One gift of this latest national lockdown (spoken like a true coach – always looking for the gift in adversity) has been my discovery of the BBC Sounds podcast. I’ve never been one for audio: at school, I hated being read out loud to – preferring to be the one doing the reading – and ‘audiobook’ is a dirty word to me. However, I’ve since discovered some real gems on this podcast over the past few weeks, and when I’m not writing, working with clients or watching pre-pandemic reruns of the series, Cruising with Jane McDonald, on Channel 5, I’ll tune in to the occasional episode: it’s a meditative experience, and a way of absorbing information without sitting in front of a screen.

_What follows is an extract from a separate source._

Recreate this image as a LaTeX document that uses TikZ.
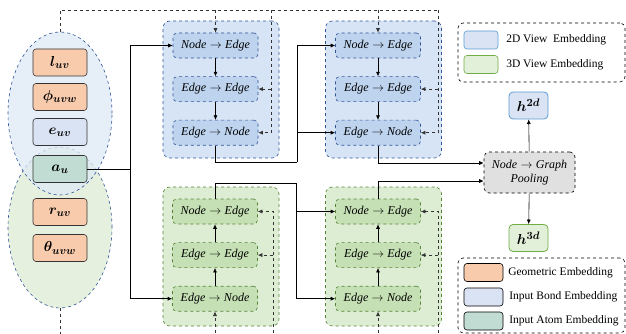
\documentclass[tikz,border=0pt]{standalone}
\usepackage{amsmath}
\usepackage{bm}
\usepackage{fontspec}
\setmainfont{Liberation Serif}
\usetikzlibrary{positioning,arrows.meta,shapes.geometric}
\definecolor{geoC}{HTML}{F8CBAD}
\definecolor{bondC}{HTML}{DAE3F3}
\definecolor{atomC}{HTML}{C0DCD3}
\definecolor{ellD}{HTML}{2F5597}
\definecolor{ellB}{HTML}{DEEAF6}
\definecolor{ellG}{HTML}{E6F0DE}
\definecolor{panB}{HTML}{D6E4F5}
\definecolor{boxB}{HTML}{BDD3EE}
\definecolor{lineB}{HTML}{2F5597}
\definecolor{panG}{HTML}{DDEDD3}
\definecolor{boxG}{HTML}{C5E0B4}
\definecolor{lineG}{HTML}{548235}
\definecolor{hB}{HTML}{5B9BD5}
\definecolor{hG}{HTML}{70AD47}
\definecolor{hGfill}{HTML}{E2F0D9}
\definecolor{poolC}{HTML}{E0E0E0}

\begin{document}
\begin{tikzpicture}[x=1pt,y=-1pt,>={Latex[length=4.5pt,width=4pt]},node distance=18pt,line width=0.6pt,
	emb/.style={draw=black!80,rounded corners=3pt,minimum width=54pt,minimum height=27pt,inner sep=0pt,font=\fontsize{15}{17}\selectfont},
	geo/.style={emb,fill=geoC},
	bond/.style={emb,fill=bondC},
	atom/.style={emb,fill=atomC},
	blk/.style={rounded corners=4pt,dashed,minimum width=85pt,minimum height=25pt,inner sep=0pt,font=\fontsize{12}{14}\selectfont},
	blk2d/.style={blk,draw=lineB,fill=boxB},
	blk3d/.style={blk,draw=lineG,fill=boxG},
	panel/.style={rounded corners=7pt,dashed,minimum width=116pt,inner sep=0pt},
	hbox/.style={rounded corners=4pt,line width=0.8pt,minimum width=39pt,minimum height=27pt,inner sep=0pt,font=\fontsize{15}{17}\selectfont},
	sw/.style={rounded corners=3pt,minimum height=18pt,inner sep=0pt},
	legtxt/.style={font=\fontsize{11.5}{13}\selectfont,inner sep=0pt,anchor=west},
	fb/.style={dashed,black!80}]
	\useasboundingbox (0,0) rectangle (626,334);

	\node[ellipse,draw=ellD,dashed,fill=ellG,minimum width=104pt,minimum height=161pt,inner sep=0pt] (v3d) at (60,227.5) {};
	\node[ellipse,draw=ellD,dashed,fill=ellB,fill opacity=0.75,minimum width=104pt,minimum height=163pt,inner sep=0pt] (v2d) at (60,113.5) {};

	\node[geo] (luv) at (60,62.5) {$\bm{l_{uv}}$};
	\node[geo] (phi) at (60,97) {$\bm{\phi_{uvw}}$};
	\node[bond] (euv) at (60,132) {$\bm{e_{uv}}$};
	\node[atom] (au) at (60,169) {$\bm{a_{u}}$};
	\node[geo] (ruv) at (60,212) {$\bm{r_{uv}}$};
	\node[geo] (theta) at (60,248) {$\bm{\theta_{uvw}}$};

	\node[panel,draw=lineB,fill=panB,minimum height=137pt] (pb1) at (221,89.5) {};
	\node[panel,draw=lineB,fill=panB,minimum height=137pt] (pb2) at (383.5,89.5) {};
	\node[panel,draw=lineG,fill=panG,minimum height=139pt] (pg1) at (221,256.5) {};
	\node[panel,draw=lineG,fill=panG,minimum height=139pt] (pg2) at (383.5,256.5) {};

	\node[blk2d] (b1ne) at (215.5,45.5) {$\mathit{Node}\rightarrow\mathit{Edge}$};
	\node[blk2d] (b1ee) [below=of b1ne] {$\mathit{Edge}\rightarrow\mathit{Edge}$};
	\node[blk2d] (b1en) [below=of b1ee] {$\mathit{Edge}\rightarrow\mathit{Node}$};
	\node[blk2d] (b2ne) at (378,45.5) {$\mathit{Node}\rightarrow\mathit{Edge}$};
	\node[blk2d] (b2ee) [below=of b2ne] {$\mathit{Edge}\rightarrow\mathit{Edge}$};
	\node[blk2d] (b2en) [below=of b2ee] {$\mathit{Edge}\rightarrow\mathit{Node}$};

	\node[blk3d] (g1ne) at (215,211.5) {$\mathit{Node}\rightarrow\mathit{Edge}$};
	\node[blk3d] (g1ee) [below=of g1ne] {$\mathit{Edge}\rightarrow\mathit{Edge}$};
	\node[blk3d] (g1en) [below=of g1ee] {$\mathit{Edge}\rightarrow\mathit{Node}$};
	\node[blk3d] (g2ne) at (378,211.5) {$\mathit{Node}\rightarrow\mathit{Edge}$};
	\node[blk3d] (g2ee) [below=of g2ne] {$\mathit{Edge}\rightarrow\mathit{Edge}$};
	\node[blk3d] (g2en) [below=of g2ee] {$\mathit{Edge}\rightarrow\mathit{Node}$};

	\node[rounded corners=5pt,dashed,draw=black,fill=poolC,minimum width=91pt,minimum height=41pt,inner sep=0pt,align=center,font=\fontsize{12}{14}\selectfont] (pool) at (529.5,172.5) {$\mathit{Node}\rightarrow\mathit{Graph}$\\$\mathit{Pooling}$};
	\node[hbox,draw=hB,fill=bondC] (h2d) at (528.5,105.5) {$\bm{h^{2d}}$};
	\node[hbox,draw=hG,fill=hGfill] (h3d) at (528.5,238) {$\bm{h^{3d}}$};

	% legends
	\node[draw,dashed,rounded corners=5pt,minimum width=167pt,minimum height=59pt] (leg1) at (541.5,52.5) {};
	\node[sw,draw=hB,fill=bondC,minimum width=34pt] (sw2d) at (481,40) {};
	\node[sw,draw=hG,fill=hGfill,minimum width=34pt] (sw3d) at (481,64.5) {};
	\node[legtxt] (t2d) at (506,40) {2D View\ \ Embedding};
	\node[legtxt] (t3d) at (506,64.5) {3D View Embedding};

	\node[draw,dashed,rounded corners=5pt,minimum width=167pt,minimum height=75pt] (leg2) at (541.5,295.5) {};
	\node[sw,draw=black,fill=geoC,minimum width=39pt] (swgeo) at (483.5,272.5) {};
	\node[sw,draw=black,fill=bondC,minimum width=39pt] (swbond) at (483.5,297) {};
	\node[sw,draw=black,fill=atomC,minimum width=39pt] (swatom) at (483.5,321) {};
	\node[legtxt] (tgeo) at (508,272.5) {Geometric Embedding};
	\node[legtxt] (tbond) at (509,297) {Input Bond Embedding};
	\node[legtxt] (tatom) at (509,321) {Input Atom Embedding};

	% inside the blocks
	\draw[->] (b1ne) -- (b1ee);
	\draw[->] (b1ee) -- (b1en);
	\draw[->] (b2ne) -- (b2ee);
	\draw[->] (b2ee) -- (b2en);
	\draw[->] (g1en) -- (g1ee);
	\draw[->] (g1ee) -- (g1ne);
	\draw[->] (g2en) -- (g2ee);
	\draw[->] (g2ee) -- (g2ne);

	% forward flow
	\coordinate (sp) at (130,169);
	\draw (au.east) -- (sp);
	\draw[->] (sp) |- (b1ne.west);
	\draw[->] (sp) |- (g1en.west);
	\coordinate (j1) at (297,162);
	\draw (b1en.south) |- (j1);
	\draw[->] (j1) |- (b2ne.west);
	\draw[->] (j1 |- b2en) -- (b2en.west);
	\coordinate (j2) at (296,183);
	\draw (g1ne.north) |- (j2);
	\draw[->] (j2) |- (g2en.west);
	\draw[->] (j2 |- g2ne) -- (g2ne.west);
	\draw[->] (b2en.south) |- ([yshift=9.5pt]pool.west);
	\draw[->] (g2ne.north) |- ([yshift=-8.5pt]pool.west);
	\draw[->] (pool) -- (h2d);
	\draw[->] (pool) -- (h3d);

	% feedback rails
	\coordinate (top) at (60,10);
	\coordinate (fbB1) at (271,10);
	\coordinate (fbB2) at (438,10);
	\draw[fb] (v2d.north) |- (fbB2);
	\draw[fb,->] (fbB2) |- (b2en.east);
	\draw[fb,->] (fbB2 |- b2ee) -- (b2ee.east);
	\draw[fb,->] (fbB1) |- (b1en.east);
	\draw[fb,->] (fbB1 |- b1ee) -- (b1ee.east);
	\draw[fb,->] (b1ne.north |- top) -- (b1ne.north);
	\draw[fb,->] (b2ne.north |- top) -- (b2ne.north);

	\coordinate (bot) at (60,345);
	\coordinate (fbG1) at (273,345);
	\coordinate (fbG2) at (438,345);
	\draw[fb] (v3d.south) |- (fbG2);
	\draw[fb,->] (fbG2) |- (g2ne.east);
	\draw[fb,->] (fbG2 |- g2ee) -- (g2ee.east);
	\draw[fb,->] (fbG1) |- (g1ne.east);
	\draw[fb,->] (fbG1 |- g1ee) -- (g1ee.east);
	\draw[fb,->] (g1en.south |- bot) -- (g1en.south);
	\draw[fb,->] (g2en.south |- bot) -- (g2en.south);
\end{tikzpicture}
\end{document}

One particular episode that has really struck a chord is psychotherapist Susie Orbach on our experiences of this latest lockdown.1 She speaks of ‘a deadening funk… an echo chamber of blah’ and of the low-level depressive thoughts and feelings that have accompanied lockdown three. She also speaks of how, as we limp slowly towards the light at the end of the tunnel, we must continue to psychologically juggle severe restrictions with ‘a sense of an opening’. We all have our own unique vocabulary for our particular experience of this pandemic and its impact upon us, but – echoing what I and others have written previously in these pages – sometimes ‘the words are not there – there’s too little and too much to say’.

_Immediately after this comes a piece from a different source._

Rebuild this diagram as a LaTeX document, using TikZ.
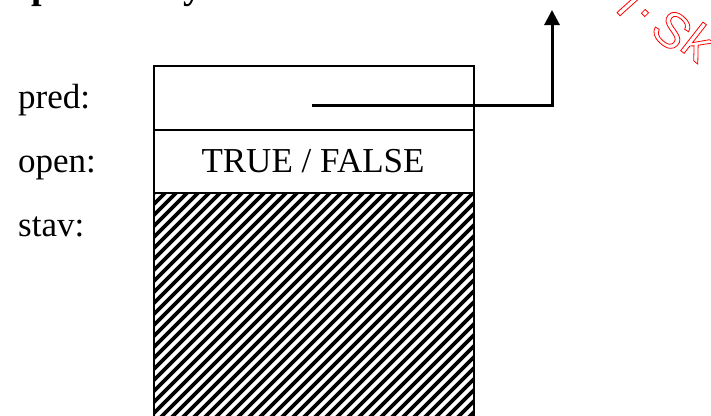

I write this on the eve of International Women’s Day, and of a meeting (via Zoom, natch) with my team of fellow coaches who are currently working to support young women. Top of the meeting agenda is how we can best support ourselves as practitioners, and this has inspired me to reflect on what I have been doing for self-care lately that might possibly help or inspire my colleagues. What, I wonder, can I bring to the virtual coaching table tomorrow? I realise that – apart from enjoying the daily vicarious thrill of watching a former cruise ship singer from Wakefield knocking back cocktails in Cuba – what has really helped me throughout this pandemic has been learning to be uncompromising with the truth and to find and exercise my ‘no’ on a regular basis. I have been confronted with my pre-pandemic habit of saying ‘yes’ or ‘maybe’, when a firm ‘no’ would have been more helpful – and healthy. But exhaustion, overwhelm and lack of resources have since forced me to be more honest with myself and others, to set clearer, firmer boundaries and to speak my truth, even when it feels uncomfortable to do so. We are all more sensitive, vulnerable and irritable right now, and it takes courage to speak our truth and open up about how we are feeling. But, as the young women I work with are discovering, every ‘no’ we exercise, makes room for a resounding ‘yes’ to something else.Ìý
As we begin the slow, painful journey towards opening up – our schools, our businesses, our borders, our homes – and as we continue to find words to describe our experience, being able to maintain this sense of our own selves, our needs, our boundaries and edges, will help us as we begin to reconnect with the world and ease our way into a sense of an opening.